**To do:**
Where the data below has the string "chart", return the whole line.

>> BEGIN Input records

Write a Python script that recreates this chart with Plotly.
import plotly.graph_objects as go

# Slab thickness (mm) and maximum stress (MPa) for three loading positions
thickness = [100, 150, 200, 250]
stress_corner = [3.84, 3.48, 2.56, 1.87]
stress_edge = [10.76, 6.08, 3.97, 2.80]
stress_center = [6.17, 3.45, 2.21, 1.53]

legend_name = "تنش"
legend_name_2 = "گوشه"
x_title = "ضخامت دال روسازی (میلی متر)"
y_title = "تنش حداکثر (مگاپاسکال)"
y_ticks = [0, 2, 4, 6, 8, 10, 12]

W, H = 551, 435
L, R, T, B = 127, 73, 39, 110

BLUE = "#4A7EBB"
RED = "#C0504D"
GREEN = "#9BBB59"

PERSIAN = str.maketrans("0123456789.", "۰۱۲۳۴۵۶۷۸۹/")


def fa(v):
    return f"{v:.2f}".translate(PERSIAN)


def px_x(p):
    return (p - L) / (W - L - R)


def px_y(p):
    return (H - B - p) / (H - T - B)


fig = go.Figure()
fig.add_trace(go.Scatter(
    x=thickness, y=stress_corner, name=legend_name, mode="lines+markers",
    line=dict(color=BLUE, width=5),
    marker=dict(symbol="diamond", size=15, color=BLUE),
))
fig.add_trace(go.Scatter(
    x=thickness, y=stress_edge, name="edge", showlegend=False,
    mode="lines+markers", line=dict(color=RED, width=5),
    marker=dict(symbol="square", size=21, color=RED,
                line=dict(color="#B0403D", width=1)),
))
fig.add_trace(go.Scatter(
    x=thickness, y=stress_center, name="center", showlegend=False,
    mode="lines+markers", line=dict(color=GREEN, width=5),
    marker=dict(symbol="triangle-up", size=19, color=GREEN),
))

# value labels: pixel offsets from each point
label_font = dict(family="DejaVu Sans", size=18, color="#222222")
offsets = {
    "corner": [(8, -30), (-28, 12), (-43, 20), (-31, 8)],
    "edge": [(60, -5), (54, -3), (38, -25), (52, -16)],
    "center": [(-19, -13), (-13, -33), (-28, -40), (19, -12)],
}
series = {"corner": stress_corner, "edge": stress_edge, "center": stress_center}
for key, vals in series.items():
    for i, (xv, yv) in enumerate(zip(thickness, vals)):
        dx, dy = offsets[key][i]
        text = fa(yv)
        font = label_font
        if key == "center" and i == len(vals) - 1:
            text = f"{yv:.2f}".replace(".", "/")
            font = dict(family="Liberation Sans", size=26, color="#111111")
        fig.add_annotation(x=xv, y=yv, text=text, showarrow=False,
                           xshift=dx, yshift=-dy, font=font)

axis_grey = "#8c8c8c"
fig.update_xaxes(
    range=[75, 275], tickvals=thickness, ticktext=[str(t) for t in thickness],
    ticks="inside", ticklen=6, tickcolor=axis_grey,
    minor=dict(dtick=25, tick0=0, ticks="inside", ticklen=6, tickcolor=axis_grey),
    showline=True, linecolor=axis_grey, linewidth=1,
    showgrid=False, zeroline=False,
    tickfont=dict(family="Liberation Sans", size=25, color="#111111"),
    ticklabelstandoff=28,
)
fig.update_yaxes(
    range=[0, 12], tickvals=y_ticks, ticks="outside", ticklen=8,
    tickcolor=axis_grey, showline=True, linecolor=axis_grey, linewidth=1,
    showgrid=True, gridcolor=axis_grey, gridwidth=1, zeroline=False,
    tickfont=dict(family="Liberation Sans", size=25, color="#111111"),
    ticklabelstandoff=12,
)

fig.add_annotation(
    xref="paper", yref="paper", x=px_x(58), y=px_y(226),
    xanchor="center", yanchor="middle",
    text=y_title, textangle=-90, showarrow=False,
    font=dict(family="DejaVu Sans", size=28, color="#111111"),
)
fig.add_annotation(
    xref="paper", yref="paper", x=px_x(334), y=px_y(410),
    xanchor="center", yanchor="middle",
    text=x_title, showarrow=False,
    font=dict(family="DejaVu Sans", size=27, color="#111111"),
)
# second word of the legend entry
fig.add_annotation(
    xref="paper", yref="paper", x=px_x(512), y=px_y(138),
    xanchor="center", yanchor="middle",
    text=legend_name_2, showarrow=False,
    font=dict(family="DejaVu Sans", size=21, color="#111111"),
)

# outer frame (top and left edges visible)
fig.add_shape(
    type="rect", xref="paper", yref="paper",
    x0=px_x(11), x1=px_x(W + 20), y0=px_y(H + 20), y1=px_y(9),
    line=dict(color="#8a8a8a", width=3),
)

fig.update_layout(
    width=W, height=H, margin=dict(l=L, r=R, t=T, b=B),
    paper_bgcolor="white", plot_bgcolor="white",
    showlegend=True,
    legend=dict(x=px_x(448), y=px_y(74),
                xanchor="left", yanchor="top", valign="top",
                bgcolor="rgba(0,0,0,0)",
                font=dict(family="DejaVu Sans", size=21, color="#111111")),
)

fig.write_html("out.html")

>> END Input records
>> BEGIN Input records

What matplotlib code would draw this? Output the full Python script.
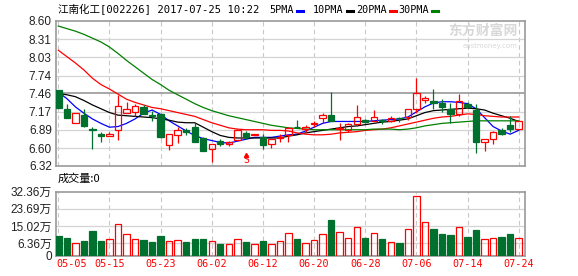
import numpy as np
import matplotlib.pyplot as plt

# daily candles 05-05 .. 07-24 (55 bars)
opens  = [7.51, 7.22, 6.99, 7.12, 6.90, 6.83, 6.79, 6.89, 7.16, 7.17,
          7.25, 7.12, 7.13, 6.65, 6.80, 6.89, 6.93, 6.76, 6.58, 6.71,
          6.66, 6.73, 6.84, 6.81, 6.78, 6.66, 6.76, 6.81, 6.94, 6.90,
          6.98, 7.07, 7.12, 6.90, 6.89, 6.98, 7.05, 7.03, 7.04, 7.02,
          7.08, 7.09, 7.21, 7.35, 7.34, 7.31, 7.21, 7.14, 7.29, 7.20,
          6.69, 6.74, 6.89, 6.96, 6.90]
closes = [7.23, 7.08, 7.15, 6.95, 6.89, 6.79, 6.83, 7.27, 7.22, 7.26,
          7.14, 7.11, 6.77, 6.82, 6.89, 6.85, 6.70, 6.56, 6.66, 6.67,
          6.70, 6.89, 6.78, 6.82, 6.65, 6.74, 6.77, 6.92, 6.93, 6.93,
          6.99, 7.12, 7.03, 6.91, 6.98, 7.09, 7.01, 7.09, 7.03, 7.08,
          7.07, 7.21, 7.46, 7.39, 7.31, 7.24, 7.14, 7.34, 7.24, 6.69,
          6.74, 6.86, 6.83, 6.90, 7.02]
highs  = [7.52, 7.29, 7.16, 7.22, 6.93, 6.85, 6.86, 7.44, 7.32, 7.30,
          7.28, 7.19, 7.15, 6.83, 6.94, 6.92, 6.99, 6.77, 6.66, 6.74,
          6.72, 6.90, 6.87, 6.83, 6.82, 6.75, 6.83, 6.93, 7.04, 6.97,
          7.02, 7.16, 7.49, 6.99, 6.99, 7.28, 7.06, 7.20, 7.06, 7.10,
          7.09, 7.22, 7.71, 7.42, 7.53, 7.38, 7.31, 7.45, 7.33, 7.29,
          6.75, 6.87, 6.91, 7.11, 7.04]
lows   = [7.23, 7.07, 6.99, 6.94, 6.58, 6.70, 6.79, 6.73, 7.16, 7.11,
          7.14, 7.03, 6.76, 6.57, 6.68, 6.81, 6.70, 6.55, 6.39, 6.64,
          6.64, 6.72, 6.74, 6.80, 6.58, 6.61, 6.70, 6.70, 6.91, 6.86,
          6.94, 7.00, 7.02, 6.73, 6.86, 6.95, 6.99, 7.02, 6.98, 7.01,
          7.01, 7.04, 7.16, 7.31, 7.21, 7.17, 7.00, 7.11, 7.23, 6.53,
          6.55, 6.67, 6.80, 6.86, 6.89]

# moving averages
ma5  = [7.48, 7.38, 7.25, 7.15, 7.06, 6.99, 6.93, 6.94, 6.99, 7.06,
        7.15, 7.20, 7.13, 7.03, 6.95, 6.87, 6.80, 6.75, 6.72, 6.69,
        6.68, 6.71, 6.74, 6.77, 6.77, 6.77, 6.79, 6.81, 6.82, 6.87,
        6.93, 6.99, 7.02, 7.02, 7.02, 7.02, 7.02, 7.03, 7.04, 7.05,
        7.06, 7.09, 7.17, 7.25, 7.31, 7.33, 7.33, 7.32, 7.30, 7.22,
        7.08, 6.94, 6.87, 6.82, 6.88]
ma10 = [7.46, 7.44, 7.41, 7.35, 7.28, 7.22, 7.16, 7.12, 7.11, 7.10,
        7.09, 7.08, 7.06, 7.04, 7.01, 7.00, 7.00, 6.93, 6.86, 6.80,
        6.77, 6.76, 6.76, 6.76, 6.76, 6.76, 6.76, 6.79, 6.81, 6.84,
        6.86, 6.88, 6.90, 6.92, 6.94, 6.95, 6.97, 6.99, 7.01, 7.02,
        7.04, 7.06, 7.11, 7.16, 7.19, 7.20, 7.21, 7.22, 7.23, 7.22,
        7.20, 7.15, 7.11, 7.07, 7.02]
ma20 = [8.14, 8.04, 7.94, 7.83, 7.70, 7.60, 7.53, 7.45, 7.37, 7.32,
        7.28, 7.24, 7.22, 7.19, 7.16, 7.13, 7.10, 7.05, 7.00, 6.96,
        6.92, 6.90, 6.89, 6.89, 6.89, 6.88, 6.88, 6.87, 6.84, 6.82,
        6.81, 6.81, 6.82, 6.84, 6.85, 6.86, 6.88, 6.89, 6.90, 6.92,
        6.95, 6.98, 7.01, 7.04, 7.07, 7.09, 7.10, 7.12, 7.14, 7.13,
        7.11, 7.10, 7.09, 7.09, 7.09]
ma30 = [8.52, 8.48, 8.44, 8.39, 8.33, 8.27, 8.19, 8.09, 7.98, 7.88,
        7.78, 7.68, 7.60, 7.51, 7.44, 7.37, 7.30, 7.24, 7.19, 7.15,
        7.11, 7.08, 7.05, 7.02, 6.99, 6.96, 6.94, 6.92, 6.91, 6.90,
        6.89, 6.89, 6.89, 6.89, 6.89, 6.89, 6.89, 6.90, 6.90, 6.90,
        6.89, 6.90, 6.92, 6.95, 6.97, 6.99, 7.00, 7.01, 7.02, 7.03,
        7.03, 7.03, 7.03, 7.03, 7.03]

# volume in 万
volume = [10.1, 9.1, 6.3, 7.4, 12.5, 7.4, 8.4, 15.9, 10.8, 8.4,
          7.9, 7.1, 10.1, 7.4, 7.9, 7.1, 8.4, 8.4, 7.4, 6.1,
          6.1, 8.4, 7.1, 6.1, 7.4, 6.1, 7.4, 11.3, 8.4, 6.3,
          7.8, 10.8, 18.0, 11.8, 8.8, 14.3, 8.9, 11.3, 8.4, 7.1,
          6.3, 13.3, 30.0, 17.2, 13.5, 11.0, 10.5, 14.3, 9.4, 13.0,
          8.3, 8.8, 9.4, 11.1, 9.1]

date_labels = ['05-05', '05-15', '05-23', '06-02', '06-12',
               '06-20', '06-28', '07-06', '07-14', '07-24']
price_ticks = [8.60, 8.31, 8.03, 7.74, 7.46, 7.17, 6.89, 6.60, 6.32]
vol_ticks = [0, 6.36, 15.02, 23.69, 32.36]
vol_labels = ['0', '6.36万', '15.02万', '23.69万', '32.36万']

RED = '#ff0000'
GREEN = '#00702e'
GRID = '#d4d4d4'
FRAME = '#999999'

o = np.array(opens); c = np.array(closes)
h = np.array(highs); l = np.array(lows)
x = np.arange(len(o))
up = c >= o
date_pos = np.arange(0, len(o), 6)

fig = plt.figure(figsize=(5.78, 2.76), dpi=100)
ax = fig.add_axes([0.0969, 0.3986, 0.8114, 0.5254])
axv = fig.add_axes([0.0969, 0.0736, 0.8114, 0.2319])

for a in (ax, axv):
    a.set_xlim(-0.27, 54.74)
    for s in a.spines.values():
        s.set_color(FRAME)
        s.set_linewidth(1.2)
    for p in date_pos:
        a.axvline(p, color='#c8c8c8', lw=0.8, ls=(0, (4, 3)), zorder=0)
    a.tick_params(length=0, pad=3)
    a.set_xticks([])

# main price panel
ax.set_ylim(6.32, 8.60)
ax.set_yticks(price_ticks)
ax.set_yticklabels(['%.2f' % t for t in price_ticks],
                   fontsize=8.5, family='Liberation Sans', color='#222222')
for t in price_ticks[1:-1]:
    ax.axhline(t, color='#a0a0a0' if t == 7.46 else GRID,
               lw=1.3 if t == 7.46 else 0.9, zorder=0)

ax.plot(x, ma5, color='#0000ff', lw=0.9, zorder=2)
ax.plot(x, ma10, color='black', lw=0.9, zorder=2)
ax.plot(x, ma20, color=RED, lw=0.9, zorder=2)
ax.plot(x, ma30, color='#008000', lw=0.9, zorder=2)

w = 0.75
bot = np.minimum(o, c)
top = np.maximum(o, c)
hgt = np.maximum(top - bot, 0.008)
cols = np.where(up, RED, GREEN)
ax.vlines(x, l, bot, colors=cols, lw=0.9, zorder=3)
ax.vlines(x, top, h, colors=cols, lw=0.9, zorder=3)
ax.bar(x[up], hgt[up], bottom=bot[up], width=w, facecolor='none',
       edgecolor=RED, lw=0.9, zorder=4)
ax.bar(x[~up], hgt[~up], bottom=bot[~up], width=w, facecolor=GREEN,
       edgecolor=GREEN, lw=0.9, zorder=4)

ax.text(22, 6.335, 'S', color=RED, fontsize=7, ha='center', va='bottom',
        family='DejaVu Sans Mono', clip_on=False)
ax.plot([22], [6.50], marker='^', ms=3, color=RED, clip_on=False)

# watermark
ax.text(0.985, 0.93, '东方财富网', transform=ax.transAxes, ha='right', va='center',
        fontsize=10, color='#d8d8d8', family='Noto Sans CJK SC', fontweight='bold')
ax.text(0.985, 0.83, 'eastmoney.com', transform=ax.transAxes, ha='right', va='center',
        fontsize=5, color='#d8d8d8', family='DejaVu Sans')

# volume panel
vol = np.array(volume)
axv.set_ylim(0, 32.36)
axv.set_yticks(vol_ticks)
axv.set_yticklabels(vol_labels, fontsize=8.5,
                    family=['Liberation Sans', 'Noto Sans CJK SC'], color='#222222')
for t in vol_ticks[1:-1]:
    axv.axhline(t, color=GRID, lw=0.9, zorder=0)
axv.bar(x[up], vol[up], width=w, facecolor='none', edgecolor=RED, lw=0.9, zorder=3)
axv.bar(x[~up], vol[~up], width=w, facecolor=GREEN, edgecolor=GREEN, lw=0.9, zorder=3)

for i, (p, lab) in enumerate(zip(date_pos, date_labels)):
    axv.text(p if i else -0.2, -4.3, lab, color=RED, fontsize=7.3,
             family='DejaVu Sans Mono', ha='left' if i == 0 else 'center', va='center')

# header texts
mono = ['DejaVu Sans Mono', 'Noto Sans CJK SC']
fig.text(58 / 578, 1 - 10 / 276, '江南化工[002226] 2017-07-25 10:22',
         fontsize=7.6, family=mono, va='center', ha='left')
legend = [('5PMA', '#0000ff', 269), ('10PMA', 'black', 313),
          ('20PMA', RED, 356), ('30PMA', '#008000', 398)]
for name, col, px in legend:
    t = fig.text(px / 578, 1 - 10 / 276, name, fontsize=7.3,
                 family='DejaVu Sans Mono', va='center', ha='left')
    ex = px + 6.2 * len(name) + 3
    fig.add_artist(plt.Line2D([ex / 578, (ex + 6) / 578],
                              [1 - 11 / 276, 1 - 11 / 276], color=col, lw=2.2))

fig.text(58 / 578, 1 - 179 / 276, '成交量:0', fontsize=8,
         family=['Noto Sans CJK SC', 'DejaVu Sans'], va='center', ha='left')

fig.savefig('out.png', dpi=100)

>> END Input records

**Answer below:**
Write a Python script that recreates this chart with Plotly.

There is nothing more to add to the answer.